— begin —

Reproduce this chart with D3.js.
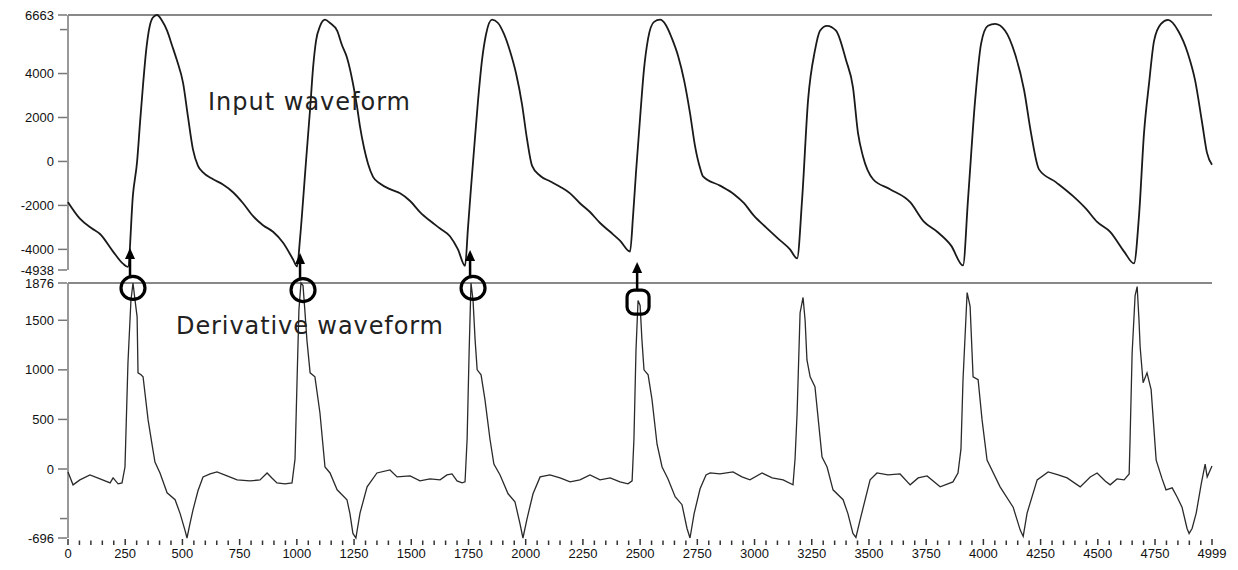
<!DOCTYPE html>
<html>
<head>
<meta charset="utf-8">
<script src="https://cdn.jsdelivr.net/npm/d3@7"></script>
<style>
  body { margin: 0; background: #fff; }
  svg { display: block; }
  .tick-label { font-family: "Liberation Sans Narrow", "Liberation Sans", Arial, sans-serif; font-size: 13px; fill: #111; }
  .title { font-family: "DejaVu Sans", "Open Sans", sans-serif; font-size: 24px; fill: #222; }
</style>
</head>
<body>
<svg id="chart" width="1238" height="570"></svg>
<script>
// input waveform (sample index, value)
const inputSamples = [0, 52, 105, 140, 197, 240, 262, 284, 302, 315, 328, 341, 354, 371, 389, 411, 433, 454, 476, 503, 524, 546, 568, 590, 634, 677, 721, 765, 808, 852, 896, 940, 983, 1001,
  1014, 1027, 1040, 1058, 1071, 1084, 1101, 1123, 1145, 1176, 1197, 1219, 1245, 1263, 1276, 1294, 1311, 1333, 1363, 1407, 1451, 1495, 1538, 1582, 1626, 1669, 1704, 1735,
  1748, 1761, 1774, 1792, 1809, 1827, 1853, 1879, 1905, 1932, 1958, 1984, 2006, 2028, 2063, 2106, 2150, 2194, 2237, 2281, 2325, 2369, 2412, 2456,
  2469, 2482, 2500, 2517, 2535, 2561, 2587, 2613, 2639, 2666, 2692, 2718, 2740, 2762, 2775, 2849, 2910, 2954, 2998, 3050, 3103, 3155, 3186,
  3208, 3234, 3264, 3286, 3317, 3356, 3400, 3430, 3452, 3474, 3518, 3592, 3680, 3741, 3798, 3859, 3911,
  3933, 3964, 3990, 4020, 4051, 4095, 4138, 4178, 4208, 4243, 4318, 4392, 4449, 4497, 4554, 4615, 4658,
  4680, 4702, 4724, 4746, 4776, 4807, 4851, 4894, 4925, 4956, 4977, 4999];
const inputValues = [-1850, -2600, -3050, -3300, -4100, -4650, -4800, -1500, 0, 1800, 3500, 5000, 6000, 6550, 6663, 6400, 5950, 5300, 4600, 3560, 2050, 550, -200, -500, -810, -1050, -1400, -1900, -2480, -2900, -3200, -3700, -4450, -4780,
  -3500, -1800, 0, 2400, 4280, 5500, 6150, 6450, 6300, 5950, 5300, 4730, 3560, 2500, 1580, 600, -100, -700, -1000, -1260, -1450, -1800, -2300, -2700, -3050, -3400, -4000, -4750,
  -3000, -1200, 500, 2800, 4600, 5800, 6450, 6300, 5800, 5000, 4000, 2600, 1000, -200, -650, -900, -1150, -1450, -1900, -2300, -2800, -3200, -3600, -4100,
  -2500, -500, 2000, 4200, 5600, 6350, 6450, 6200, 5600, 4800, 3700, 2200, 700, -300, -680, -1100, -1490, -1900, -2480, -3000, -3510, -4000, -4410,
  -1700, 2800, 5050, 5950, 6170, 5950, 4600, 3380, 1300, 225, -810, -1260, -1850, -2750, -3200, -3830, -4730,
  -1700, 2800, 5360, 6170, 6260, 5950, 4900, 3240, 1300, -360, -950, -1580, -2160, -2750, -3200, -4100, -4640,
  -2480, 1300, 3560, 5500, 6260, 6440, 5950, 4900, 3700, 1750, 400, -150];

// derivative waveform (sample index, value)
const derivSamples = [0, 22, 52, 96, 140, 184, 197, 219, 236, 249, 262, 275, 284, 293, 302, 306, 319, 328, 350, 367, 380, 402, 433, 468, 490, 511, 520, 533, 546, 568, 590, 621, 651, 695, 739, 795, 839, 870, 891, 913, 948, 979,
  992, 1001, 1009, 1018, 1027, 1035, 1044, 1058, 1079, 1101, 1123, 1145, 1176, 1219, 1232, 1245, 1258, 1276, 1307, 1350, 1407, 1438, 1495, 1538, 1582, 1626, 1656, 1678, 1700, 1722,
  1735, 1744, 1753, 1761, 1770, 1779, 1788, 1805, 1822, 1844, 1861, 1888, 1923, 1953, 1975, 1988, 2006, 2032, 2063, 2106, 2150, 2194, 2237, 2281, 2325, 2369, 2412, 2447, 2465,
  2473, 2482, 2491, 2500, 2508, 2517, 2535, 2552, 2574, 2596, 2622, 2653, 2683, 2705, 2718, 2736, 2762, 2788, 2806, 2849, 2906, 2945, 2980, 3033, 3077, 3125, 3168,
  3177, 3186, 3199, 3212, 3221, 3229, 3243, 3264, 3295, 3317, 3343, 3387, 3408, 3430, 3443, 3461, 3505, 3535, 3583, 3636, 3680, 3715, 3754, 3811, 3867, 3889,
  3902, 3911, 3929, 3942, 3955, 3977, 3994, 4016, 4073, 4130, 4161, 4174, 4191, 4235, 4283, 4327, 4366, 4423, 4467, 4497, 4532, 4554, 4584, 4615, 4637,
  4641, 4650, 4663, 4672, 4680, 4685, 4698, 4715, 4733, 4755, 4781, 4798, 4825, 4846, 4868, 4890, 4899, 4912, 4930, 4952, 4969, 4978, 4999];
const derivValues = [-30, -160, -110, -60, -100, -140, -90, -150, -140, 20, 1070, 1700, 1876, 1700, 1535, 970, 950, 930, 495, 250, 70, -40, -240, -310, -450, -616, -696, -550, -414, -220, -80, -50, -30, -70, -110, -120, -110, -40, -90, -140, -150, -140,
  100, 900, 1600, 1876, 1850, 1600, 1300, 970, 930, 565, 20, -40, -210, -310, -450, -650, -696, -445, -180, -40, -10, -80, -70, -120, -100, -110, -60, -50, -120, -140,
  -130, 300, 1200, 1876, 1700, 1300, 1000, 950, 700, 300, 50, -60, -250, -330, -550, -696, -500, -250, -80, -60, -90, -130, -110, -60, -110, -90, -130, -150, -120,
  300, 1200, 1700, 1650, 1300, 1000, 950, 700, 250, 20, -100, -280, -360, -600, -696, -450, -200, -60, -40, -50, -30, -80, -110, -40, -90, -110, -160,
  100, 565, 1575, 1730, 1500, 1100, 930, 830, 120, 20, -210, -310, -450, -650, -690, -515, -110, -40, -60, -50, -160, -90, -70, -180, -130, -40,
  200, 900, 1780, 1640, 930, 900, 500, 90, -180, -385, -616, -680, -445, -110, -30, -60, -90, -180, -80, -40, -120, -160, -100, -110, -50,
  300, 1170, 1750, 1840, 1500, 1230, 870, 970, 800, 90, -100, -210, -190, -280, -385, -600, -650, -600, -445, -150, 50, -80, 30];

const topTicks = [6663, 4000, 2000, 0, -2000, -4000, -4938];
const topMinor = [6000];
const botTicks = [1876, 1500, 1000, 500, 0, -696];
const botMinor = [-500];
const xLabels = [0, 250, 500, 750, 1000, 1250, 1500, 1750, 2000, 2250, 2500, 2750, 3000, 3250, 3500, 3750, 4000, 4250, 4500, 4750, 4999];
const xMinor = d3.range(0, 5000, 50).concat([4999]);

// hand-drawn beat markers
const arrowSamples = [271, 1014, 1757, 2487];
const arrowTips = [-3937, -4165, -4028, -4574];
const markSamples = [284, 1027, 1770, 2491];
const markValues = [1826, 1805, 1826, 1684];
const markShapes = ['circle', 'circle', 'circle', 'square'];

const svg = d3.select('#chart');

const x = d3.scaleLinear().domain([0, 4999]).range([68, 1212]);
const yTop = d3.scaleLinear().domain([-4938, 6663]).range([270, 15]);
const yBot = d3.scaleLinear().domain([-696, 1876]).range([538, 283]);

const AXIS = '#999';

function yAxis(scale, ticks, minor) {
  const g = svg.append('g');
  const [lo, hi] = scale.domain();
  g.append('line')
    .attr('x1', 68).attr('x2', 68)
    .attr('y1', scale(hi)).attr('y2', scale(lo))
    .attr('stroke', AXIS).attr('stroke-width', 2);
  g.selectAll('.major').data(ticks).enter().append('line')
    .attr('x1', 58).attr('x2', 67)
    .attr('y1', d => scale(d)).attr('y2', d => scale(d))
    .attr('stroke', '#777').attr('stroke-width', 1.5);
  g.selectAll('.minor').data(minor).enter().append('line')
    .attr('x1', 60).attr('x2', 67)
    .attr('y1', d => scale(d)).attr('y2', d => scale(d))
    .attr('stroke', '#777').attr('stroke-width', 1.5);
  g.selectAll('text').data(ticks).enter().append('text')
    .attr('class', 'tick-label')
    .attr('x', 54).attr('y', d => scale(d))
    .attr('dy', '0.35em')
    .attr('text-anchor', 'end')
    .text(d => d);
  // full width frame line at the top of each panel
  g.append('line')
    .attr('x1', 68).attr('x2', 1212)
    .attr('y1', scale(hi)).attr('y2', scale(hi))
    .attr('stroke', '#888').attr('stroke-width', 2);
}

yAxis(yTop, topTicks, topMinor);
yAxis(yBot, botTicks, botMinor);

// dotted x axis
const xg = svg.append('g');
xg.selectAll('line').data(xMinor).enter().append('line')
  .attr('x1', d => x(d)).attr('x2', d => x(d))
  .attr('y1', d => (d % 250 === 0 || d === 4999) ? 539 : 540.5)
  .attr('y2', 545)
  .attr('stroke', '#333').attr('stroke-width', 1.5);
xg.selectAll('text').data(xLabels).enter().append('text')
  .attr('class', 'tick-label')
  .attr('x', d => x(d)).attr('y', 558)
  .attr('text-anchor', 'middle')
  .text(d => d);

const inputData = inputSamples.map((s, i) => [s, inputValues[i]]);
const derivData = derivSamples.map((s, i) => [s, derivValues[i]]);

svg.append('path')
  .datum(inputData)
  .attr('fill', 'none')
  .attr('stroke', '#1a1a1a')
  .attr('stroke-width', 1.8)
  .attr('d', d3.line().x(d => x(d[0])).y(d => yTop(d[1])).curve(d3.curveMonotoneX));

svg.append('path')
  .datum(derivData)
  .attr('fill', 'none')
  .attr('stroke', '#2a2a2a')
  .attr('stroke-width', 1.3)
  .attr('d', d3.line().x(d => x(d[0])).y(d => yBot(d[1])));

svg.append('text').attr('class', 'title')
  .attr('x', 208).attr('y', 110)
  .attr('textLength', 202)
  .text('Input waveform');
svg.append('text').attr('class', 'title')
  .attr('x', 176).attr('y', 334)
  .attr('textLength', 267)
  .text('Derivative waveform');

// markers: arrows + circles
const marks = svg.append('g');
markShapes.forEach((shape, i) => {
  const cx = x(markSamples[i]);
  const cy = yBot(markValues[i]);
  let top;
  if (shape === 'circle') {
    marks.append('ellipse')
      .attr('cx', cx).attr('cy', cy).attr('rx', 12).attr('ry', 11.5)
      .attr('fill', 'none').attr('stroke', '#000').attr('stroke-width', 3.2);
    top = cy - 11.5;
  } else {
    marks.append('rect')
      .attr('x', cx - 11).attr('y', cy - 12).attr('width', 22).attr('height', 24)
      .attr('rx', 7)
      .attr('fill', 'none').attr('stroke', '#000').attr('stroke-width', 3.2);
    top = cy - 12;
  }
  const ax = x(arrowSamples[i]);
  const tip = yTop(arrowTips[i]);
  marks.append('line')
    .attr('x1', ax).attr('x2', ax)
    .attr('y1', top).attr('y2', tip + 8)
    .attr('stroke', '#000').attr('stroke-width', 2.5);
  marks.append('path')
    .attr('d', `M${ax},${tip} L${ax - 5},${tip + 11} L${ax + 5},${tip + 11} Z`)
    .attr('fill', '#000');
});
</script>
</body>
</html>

— end —
— begin —

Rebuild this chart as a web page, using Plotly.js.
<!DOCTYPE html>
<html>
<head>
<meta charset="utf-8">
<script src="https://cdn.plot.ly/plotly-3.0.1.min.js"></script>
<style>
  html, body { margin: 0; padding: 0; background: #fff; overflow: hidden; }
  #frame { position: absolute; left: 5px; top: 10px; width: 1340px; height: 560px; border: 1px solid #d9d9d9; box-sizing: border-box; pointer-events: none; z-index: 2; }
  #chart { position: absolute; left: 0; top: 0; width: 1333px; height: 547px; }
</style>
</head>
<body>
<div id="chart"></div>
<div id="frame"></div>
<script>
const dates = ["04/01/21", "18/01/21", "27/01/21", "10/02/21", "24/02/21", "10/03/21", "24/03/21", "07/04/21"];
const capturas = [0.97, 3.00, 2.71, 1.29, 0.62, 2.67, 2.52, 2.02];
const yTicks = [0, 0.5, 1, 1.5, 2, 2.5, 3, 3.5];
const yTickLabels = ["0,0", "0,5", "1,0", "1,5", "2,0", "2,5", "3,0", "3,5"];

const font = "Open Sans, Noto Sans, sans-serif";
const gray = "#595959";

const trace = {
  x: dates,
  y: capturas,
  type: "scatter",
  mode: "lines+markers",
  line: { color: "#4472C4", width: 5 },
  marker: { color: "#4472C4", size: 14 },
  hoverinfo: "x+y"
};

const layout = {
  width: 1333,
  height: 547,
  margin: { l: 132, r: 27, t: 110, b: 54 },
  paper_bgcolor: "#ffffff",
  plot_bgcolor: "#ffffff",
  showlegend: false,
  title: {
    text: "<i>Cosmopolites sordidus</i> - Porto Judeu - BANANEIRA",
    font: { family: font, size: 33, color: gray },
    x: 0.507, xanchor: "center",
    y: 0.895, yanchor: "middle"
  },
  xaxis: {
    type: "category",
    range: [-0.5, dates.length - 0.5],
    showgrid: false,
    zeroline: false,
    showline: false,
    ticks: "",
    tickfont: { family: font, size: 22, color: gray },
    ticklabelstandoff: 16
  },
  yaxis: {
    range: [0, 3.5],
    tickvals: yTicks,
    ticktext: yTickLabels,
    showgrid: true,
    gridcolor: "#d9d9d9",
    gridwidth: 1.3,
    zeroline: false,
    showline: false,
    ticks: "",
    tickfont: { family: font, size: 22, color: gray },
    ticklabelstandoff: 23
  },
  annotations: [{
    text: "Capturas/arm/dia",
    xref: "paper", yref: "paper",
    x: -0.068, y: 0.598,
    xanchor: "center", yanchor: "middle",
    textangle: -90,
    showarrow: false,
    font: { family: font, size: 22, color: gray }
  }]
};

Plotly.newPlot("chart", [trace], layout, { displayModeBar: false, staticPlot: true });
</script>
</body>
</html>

— end —
— begin —

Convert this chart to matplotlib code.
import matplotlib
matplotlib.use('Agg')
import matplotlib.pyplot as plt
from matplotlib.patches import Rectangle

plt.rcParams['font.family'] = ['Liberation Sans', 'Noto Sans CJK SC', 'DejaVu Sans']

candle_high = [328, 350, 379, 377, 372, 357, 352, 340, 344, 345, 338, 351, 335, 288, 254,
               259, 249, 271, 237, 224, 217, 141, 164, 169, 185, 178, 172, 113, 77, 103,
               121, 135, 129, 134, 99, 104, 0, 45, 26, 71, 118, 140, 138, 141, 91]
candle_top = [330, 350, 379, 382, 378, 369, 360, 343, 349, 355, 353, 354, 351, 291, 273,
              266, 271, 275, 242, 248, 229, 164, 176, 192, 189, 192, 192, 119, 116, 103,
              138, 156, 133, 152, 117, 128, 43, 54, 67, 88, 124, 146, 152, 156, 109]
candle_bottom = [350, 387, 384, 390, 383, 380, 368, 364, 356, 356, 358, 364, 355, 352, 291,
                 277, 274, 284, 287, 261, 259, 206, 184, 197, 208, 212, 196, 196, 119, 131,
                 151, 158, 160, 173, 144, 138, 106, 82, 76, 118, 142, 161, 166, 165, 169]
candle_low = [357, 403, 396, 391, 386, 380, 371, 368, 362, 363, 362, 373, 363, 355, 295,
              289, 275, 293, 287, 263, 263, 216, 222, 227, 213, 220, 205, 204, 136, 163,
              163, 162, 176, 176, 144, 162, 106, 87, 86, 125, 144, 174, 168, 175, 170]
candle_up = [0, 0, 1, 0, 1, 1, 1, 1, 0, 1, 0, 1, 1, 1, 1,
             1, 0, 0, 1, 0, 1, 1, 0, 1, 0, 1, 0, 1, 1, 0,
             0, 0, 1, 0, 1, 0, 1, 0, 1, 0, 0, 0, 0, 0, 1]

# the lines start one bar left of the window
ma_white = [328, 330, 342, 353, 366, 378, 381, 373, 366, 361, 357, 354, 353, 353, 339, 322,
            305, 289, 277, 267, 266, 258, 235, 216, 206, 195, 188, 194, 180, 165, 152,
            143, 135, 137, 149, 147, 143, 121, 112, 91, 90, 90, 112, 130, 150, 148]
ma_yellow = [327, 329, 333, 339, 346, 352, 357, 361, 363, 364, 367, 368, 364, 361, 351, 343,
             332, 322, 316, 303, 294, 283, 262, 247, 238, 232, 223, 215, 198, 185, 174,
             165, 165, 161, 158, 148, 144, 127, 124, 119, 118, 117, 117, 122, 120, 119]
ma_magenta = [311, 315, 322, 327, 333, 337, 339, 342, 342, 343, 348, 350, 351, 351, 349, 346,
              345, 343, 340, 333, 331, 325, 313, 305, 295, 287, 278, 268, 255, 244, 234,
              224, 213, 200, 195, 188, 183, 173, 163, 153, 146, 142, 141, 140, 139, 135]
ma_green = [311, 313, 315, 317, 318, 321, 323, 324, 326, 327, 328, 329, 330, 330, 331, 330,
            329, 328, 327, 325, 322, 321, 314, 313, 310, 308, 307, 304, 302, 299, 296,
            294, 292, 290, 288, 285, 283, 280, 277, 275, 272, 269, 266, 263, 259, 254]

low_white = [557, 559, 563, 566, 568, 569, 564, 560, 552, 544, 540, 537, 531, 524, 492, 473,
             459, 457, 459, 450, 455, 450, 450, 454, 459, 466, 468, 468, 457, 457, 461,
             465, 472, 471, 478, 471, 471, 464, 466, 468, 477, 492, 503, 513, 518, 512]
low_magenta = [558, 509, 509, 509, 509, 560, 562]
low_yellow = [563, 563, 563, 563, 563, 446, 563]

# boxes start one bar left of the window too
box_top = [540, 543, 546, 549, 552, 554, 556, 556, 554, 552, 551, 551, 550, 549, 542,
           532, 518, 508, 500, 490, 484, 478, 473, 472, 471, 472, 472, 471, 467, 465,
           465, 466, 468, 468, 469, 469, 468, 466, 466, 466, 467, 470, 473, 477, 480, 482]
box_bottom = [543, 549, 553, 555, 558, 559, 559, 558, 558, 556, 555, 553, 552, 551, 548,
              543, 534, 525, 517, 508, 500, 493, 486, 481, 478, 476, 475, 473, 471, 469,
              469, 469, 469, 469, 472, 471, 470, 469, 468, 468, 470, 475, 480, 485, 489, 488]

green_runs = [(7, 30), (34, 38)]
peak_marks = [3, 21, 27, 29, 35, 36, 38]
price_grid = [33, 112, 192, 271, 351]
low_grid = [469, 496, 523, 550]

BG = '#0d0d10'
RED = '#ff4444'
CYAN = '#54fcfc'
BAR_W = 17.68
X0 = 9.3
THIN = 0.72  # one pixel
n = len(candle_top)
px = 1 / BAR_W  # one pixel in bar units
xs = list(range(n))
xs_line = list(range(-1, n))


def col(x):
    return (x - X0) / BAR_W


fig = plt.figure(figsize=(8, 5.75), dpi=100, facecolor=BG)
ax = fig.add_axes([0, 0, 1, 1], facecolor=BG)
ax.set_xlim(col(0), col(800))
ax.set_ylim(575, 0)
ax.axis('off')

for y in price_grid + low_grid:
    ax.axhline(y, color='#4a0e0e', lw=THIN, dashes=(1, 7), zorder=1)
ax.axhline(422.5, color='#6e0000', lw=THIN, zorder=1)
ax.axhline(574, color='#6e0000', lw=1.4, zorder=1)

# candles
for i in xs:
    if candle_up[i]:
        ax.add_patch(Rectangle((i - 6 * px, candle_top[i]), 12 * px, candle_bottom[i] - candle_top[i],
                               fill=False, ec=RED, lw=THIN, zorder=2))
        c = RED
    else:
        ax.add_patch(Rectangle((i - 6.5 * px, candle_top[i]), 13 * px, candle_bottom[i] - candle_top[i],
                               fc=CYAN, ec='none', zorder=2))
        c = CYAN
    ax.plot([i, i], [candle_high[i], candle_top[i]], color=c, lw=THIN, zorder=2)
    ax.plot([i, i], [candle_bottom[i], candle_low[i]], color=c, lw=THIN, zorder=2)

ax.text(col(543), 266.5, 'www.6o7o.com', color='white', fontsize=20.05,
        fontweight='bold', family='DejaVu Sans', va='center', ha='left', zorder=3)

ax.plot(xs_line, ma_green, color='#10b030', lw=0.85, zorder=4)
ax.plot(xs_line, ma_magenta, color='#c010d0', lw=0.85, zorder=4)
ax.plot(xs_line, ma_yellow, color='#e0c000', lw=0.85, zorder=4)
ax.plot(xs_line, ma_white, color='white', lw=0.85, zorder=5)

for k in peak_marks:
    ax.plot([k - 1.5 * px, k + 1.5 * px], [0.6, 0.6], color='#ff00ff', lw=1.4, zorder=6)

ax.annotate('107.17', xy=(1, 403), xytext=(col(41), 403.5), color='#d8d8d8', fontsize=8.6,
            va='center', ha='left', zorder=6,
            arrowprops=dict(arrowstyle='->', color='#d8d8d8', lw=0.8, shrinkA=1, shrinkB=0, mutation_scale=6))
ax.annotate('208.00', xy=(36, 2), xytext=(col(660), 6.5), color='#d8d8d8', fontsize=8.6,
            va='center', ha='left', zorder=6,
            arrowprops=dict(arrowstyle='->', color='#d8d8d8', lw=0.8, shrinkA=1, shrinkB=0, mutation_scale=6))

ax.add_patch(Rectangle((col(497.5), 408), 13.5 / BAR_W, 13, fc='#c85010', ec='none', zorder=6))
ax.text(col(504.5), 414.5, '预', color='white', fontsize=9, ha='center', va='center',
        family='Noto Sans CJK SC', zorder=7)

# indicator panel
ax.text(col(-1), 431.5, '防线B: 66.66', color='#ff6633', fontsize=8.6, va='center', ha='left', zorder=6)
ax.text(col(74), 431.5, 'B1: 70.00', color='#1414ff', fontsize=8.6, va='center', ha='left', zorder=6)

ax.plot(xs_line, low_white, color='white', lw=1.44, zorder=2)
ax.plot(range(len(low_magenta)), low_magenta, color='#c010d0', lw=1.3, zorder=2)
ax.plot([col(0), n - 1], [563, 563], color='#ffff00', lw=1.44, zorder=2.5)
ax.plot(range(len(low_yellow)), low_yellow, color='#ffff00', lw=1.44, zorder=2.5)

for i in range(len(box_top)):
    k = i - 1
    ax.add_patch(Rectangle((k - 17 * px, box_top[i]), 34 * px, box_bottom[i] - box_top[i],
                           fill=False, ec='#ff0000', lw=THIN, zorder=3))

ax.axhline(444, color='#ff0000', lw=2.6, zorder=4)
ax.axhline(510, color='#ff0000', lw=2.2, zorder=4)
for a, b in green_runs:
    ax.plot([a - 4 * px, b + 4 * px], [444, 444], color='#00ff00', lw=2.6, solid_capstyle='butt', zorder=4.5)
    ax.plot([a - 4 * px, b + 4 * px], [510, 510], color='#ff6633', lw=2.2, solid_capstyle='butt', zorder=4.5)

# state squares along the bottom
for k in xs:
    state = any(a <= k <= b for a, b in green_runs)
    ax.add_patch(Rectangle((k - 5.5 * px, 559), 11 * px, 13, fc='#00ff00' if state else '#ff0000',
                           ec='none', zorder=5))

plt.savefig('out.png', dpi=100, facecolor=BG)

— end —

Your objective → Using the listing, collect all lines in which the string "chart" is found.

Exercise solution →
Reproduce this chart with D3.js.
<svg id="chart" width="1238" height="570"></svg>
const svg = d3.select('#chart');
Rebuild this chart as a web page, using Plotly.js.
  #chart { position: absolute; left: 0; top: 0; width: 1333px; height: 547px; }
<div id="chart"></div>
Plotly.newPlot("chart", [trace], layout, { displayModeBar: false, staticPlot: true });
Convert this chart to matplotlib code.

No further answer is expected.